More than 600,000 people are released from prison every year, which means that many people will be transitioning home from a place where trauma, stress, and other hardships are commonplace. Reentry, as this transitional period is called, comes with huge barriers to housing, employment, and our well-being. We know this because we’ve experienced these hardships ourselves—include the anxiety of knowing that any misstep during this period could have landed us back in prison.
Of the more than 500 reentry facilities in the United States today, most operate under rules that mirror the prison environment, with punishment for minor infractions, abstinence-only policies that do not work, and the constant threat of being sent back to prison.
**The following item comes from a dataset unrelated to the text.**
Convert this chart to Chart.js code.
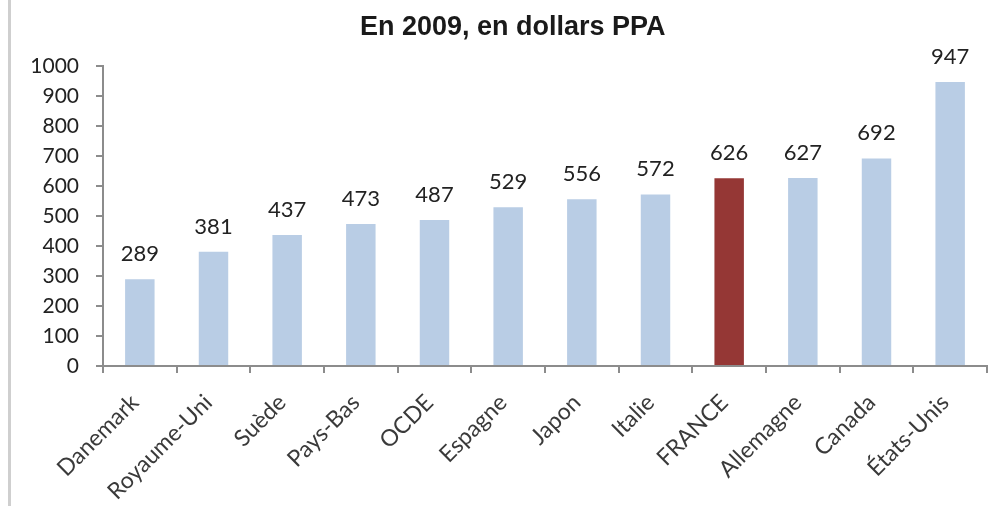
<!DOCTYPE html>
<html>
<head>
<meta charset="utf-8">
<script src="https://cdn.jsdelivr.net/npm/chart.js@4/dist/chart.umd.min.js"></script>
<style>
  html, body { margin: 0; padding: 0; background: #fff; }
  #wrap { position: relative; width: 1002px; height: 506px; }
  #bord { position: absolute; left: 8px; top: 0; width: 3px; height: 506px; background: #cfcfcf; }
</style>
</head>
<body>
<div id="wrap">
  <div id="bord"></div>
  <canvas id="depChart" width="1002" height="506"></canvas>
</div>
<script>
// données
const pays = ['Danemark', 'Royaume-Uni', 'Suède', 'Pays-Bas', 'OCDE', 'Espagne', 'Japon', 'Italie', 'FRANCE', 'Allemagne', 'Canada', 'États-Unis'];
const valeurs = [289, 381, 437, 473, 487, 529, 556, 572, 626, 627, 692, 947];
const titre = 'En 2009, en dollars PPA';

const couleurs = pays.map(p => p === 'FRANCE' ? '#953735' : '#B9CDE5');

// titre et étiquettes de valeurs
const texteExtra = {
    id: 'texteExtra',
    afterDatasetsDraw(chart) {
        const ctx = chart.ctx;
        ctx.save();
        ctx.fillStyle = '#1a1a1a';
        ctx.font = 'bold 27px "Liberation Sans", Arial, sans-serif';
        ctx.textAlign = 'left';
        ctx.textBaseline = 'alphabetic';
        ctx.fillText(titre, 360, 35);

        ctx.fillStyle = '#222';
        ctx.font = '22px Lato, sans-serif';
        ctx.textAlign = 'center';
        chart.getDatasetMeta(0).data.forEach((bar, i) => {
            ctx.fillText(String(valeurs[i]), bar.x, bar.y - 18);
        });
        ctx.restore();
    }
};

new Chart(document.getElementById('depChart'), {
    type: 'bar',
    data: {
        labels: pays,
        datasets: [{
            data: valeurs,
            backgroundColor: couleurs,
            borderWidth: 0,
            categoryPercentage: 1,
            barPercentage: 0.4
        }]
    },
    options: {
        responsive: false,
        animation: false,
        layout: { padding: { top: 66, right: 15, left: 0, bottom: 0 } },
        scales: {
            x: {
                grid: { drawOnChartArea: false, drawTicks: true, tickLength: 7, color: '#8c8c8c', lineWidth: 2 },
                border: { color: '#8c8c8c', width: 2 },
                ticks: {
                    color: '#3a3a3a',
                    font: { family: 'Lato', size: 23 },
                    minRotation: 45,
                    maxRotation: 45,
                    padding: 16,
                    labelOffset: -5,
                    autoSkip: false
                },
                afterFit(scale) { scale.height = 140; }
            },
            y: {
                min: 0,
                max: 1000,
                grid: { drawOnChartArea: false, drawTicks: true, tickLength: 7, color: '#8c8c8c', lineWidth: 2 },
                border: { color: '#8c8c8c', width: 2 },
                ticks: {
                    stepSize: 100,
                    color: '#222',
                    font: { family: 'Lato', size: 21 },
                    padding: 17,
                    callback: v => String(v)
                },
                afterFit(scale) { scale.width = 103; }
            }
        },
        plugins: {
            legend: { display: false },
            title: { display: false },
            tooltip: { enabled: false }
        }
    },
    plugins: [texteExtra]
});
</script>
</body>
</html>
This approach hasn’t worked.
Effective reentry requires that a person be in an environment that is supportive (not stressful), caring (not traumatizing), and where basic needs are met (not deprived). Current reentry housing programs deprioritize these basic human needs in favor of control and authority, and thereby perpetuate cycles of trauma and reincarceration over the long run.
The time is ripe for private and public funders to partner with community-based practitioners and leaders to break these cycles. By enacting a new standard of reentry, we can achieve lasting success. We at The Ahimsa Collective are practitioners of community-based, resident-centered reentry housing and care, and we are formerly incarcerated people with personal experience with these systems. In the San Francisco Bay Area, we run numerous reentry programs, including reentry housing. The aim of this Inquest feature is to share our core values and principles that we have developed over years of personal and professional experience.
When system-impacted people have access to safe housing, material necessities, and a supportive community, they then have the ability to heal, thrive, and build healthy relationships. If the reentry housing across the country were to follow what we like to call a “people-first reentry model,” then many thousands fewer people would return to prison each year, and would instead be on a path to success, agency, human dignity, and connection.